# trykon jr.



## Ignition kid (Oct 7, 2008)

I hear they're pretty good youth bows. It's a Hoyt so I'd have to say it's pretty good especially because they are alot like the adult Hoyt bows. Congrats on the bow.

Also, *POST PICTURES!!!!!!!!!!!!!!!!*


----------



## LittleBucker (Dec 22, 2008)

i will when i get it. it is realtree apg hd:shade:


----------



## Ignition kid (Oct 7, 2008)

LittleBucker said:


> i will when i get it. it is realtree apg hd:shade:


one of the best patterns out there.

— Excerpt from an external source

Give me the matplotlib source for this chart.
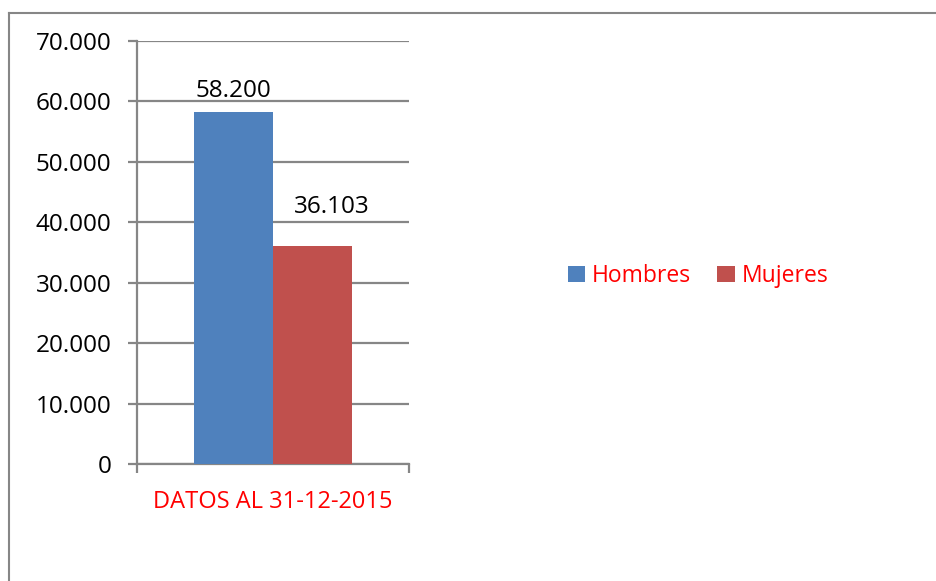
import matplotlib
matplotlib.use("Agg")
import matplotlib.pyplot as plt
from matplotlib.lines import Line2D
from matplotlib.ticker import FuncFormatter

categories = ["DATOS AL 31-12-2015"]
series_names = ["Hombres", "Mujeres"]
hombres = [58200]
mujeres = [36103]
colors = ["#4F81BD", "#C0504D"]
yticks = [0, 10000, 20000, 30000, 40000, 50000, 60000, 70000]

plt.rcParams['font.family'] = ['Open Sans', 'DejaVu Sans']

fig = plt.figure(figsize=(9.36, 5.81), dpi=100)
W, H = 936, 581
frame_c = "#868686"
# outer frame (left and top edges visible)
fig.add_artist(Line2D([8.5 / W, 8.5 / W], [0, 1 - 13 / H], transform=fig.transFigure,
                      color=frame_c, linewidth=1.5, solid_capstyle="projecting"))
fig.add_artist(Line2D([8.5 / W, 1.0], [1 - 13 / H, 1 - 13 / H], transform=fig.transFigure,
                      color=frame_c, linewidth=1.5, solid_capstyle="projecting"))

ax = fig.add_axes([137 / W, 1 - 464 / H, (409 - 137) / W, (464 - 41) / H])
grid_c = "#868686"
bw = 0.289
x = [0]
b1 = ax.bar([i - bw / 2 for i in x], hombres, width=bw, color=colors[0], label=series_names[0], zorder=3)
b2 = ax.bar([i + bw / 2 for i in x], mujeres, width=bw, color=colors[1], label=series_names[1], zorder=3)

fmt = lambda v: f"{v:,.0f}".replace(",", ".")
label_offsets = [(0, 7), (14, 19)]  # points
for (bars, vals), off in zip(((b1, hombres), (b2, mujeres)), label_offsets):
    for r, v in zip(bars, vals):
        ax.annotate(fmt(v), (r.get_x() + r.get_width() / 2, v), xytext=off,
                    textcoords="offset points", ha="center", va="bottom", fontsize=17.5)

ax.set_xlim(-0.5, 0.5)
ax.set_ylim(0, 70000)
ax.set_yticks(yticks)
ax.yaxis.set_major_formatter(FuncFormatter(lambda v, p: fmt(v)))
ax.yaxis.grid(True, color=grid_c, linewidth=1.6, zorder=0)
ax.set_axisbelow(True)
for s in ("top", "right"):
    ax.spines[s].set_visible(False)
for s in ("left", "bottom"):
    ax.spines[s].set_color(grid_c)
    ax.spines[s].set_linewidth(1.6)
ax.tick_params(axis="y", length=6.5, width=1.6, color=grid_c, labelsize=17.5, pad=12)
ax.set_xticks(x)
ax.set_xticklabels(categories, color="#FF0000", fontsize=17)
ax.tick_params(axis="x", which="major", length=0, pad=19)
ax.set_xticks([-0.5, 0.5], minor=True)
ax.tick_params(axis="x", which="minor", length=6.5, width=1.6, color=grid_c, direction="out")

leg = fig.legend(handles=[b1, b2], labels=series_names, loc="center",
                 bbox_to_anchor=(698 / W, 1 - 276 / H), ncol=2, frameon=False,
                 fontsize=16.5, handlelength=0.75, handleheight=0.75, handletextpad=0.3,
                 columnspacing=1.15)
for t in leg.get_texts():
    t.set_color("#FF0000")

fig.savefig("out.png", dpi=100)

This Year I'm going with Advantage Max-1 camo, it blends in well out in Colorado where I'm going to elk hunt and blends in well here in Florida as well.


----------



## LittleBucker (Dec 22, 2008)

cool!!:shade:


----------



## LittleBucker (Dec 22, 2008)

heres the pics


----------



## skulzhead (Aug 4, 2010)

LittleBucker said:


> heres the pics


awesome bow


----------



## LittleBucker (Dec 22, 2008)

thanks dont have it yet


----------



## Ignition kid (Oct 7, 2008)

LittleBucker said:


> heres the pics


sweet!:shade:


----------



## LittleBucker (Dec 22, 2008)

thanks im really exited


----------



## Ignition kid (Oct 7, 2008)

LittleBucker said:


> thanks dont have it yet


when are you supposed to get it?


----------



## LittleBucker (Dec 22, 2008)

Ignition kid said:


> when are you supposed to get it?



next week some time:shade:


----------



## Ignition kid (Oct 7, 2008)

LittleBucker said:


> next week some time:shade:


I hate having to wait on stuff like that. I almost died having to wait for my Z7 to come but it was very well worth it!


----------



## BigBuckStinger (Dec 9, 2007)

LittleBucker said:


> next week some time:shade:


geting it tomorrow


----------



## LittleBucker (Dec 22, 2008)

oops i was on my dads user


----------



## LittleBucker (Dec 22, 2008)

got it yesterday it shoot like a charm


----------



## Ignition kid (Oct 7, 2008)

LittleBucker said:


> got it yesterday it shoot like a charm


good, now for some robinhoods!


----------



## LittleBucker (Dec 22, 2008)

Ignition kid said:


> good, now for some robinhoods!


ya have not got one yet but been shootin every day


----------